I just took an exam where one of our true false questions asked if the following statement is true when considering two independent RVs with mean 0:

$$E[(X + Y)^3] = E[X^3] + E[Y^3]$$

By expansion of the product, I arrived at the following:

$$E[(X + Y)^3] = E[X^3 + Y^3 + 3X^2Y + 3XY^2]$$ $$E[(X + Y)^3] = E[X^3] + E[Y^3] + E[3X^2Y] + E[3XY^2]$$

My question is whether we can gain any inside into the relationship of $$E[X^2Y]$$ from independence. I'm aware that independence by definition states that $$E[XY] = E[X]E[Y]$$

If someone could provide some insight into this problem by proof or counterexample, that would go a long way in furthering my understanding of the problem.

Answer 1

All you need is to notice that if $X$ and $Y$ are independent, so are $Z=X^2$ and $Y$.

Two random variable $X$ and $Y$ are independent, if the $\sigma$-field generated by $X$ and the $\sigma$-field generated by $Y$ are independent. That is $\forall A \in \sigma(X), \, \forall B \in \sigma(Y)$, we have $\mathbb P(A \cap B)= \mathbb P(A)\cdot \mathbb P(B)$

Now $X$ and $Y$ are independent, thus $\sigma(X)$ and $\sigma(Y)$ are independent.

Then $Z=f \circ X$, where $f=x^2$ for $x \in \mathbb R$ $$\sigma(X)=\{X^{-1}(A)|A \in \mathcal B(\mathbb R)\}$$ $$\sigma(Z)=\{(f\circ X)^{-1}(A)|A \in \mathcal B(\mathbb R)\}=\{X^{-1} \circ f^{-1}(A)|A \in \mathcal B(\mathbb R)\}$$

Now since $f(x) = x^2$ is continuous, it is Borel measurable, and thus $\sigma(Z) \subset \sigma(X)$. So $X^2$ and $Y$ are also independent.

Then you could have $\mathbb E[X^2Y]=\mathbb E[X^2]\cdot \mathbb E[Y]=0$

Answer 2

If $X$ and $Y$ are independent, then so are $g(X)$ and $h(Y)$, where $g$ and $h$ are any measurable functions.

So, if $X$ and $Y$ are independent, then so are $X^2$ and $Y$.

This can be shown in several ways.

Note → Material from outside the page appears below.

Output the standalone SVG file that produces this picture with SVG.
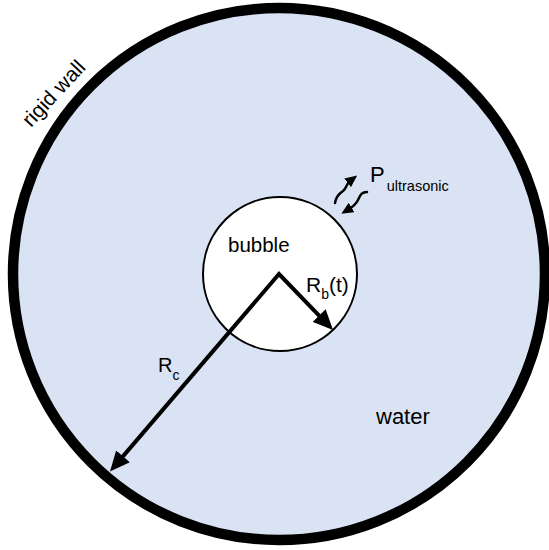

I will show it via the fact that we can still factor the CDF of $g(X)$ and $h(Y)$ if $X$ and $Y$ are themselves independent.

$$ \mathbb{P}(X \leq x , Y \leq y ) = \mathbb{P} (X \leq x ) P (Y \leq y ) $$ is assumed.

From this it follows that for any Borel sets $B_1$ and $B_2$ $$ \mathbb{P}(X \in B_1 , Y \in B_2 ) = \mathbb{P} (X \in B_1 ) P (Y \in B_2 ) $$ holds.

Now let $g,h$ be (Borel) measurable functions. We can factor the corresponding joint CDF into a function of $x$ and a function of $y$. \begin{align*} F_{g(X), h(Y)} (x,y) =& \mathbb{P} ( g(X) \leq x, g(Y) \le y ) = \mathbb{P}( X \in g^{-1} (-\infty,x], Y \in h^{-1}(-\infty, y] ) \\\\ =& \mathbb{P} (X \in g^{-1} (-\infty,x] ) \mathbb{P} ( \in h^{-1}(-\infty, y])\\\\ =& \mathbb{P} (g(X) \leq x ) \mathbb{P} (h(Y) \leq y ) \\\\ =& F_{g(X)}(x) F_{h(Y)}(y) \end{align*}

To tie it back into the actual question from your exam, since $\mathbb{E}(X^2Y) = \mathbb{E}(X^2)\mathbb{E}(Y)$ (and similarly for $\mathbb{E}(XY^2)$), then we have $$\mathbb{E}([X + Y]^3) = \mathbb{E}(X^3) + \mathbb{E}(Y^3) + \mathbb{E}(X^2)\mathbb{E}(Y) + \mathbb{E}(X)\mathbb{E}(Y^2).$$ But since $\mathbb{E}(X) = \mathbb{E}(Y) = 0$, this just becomes $\mathbb{E}([X + Y]^3) = \mathbb{E}(X^3) + \mathbb{E}(Y^3)$.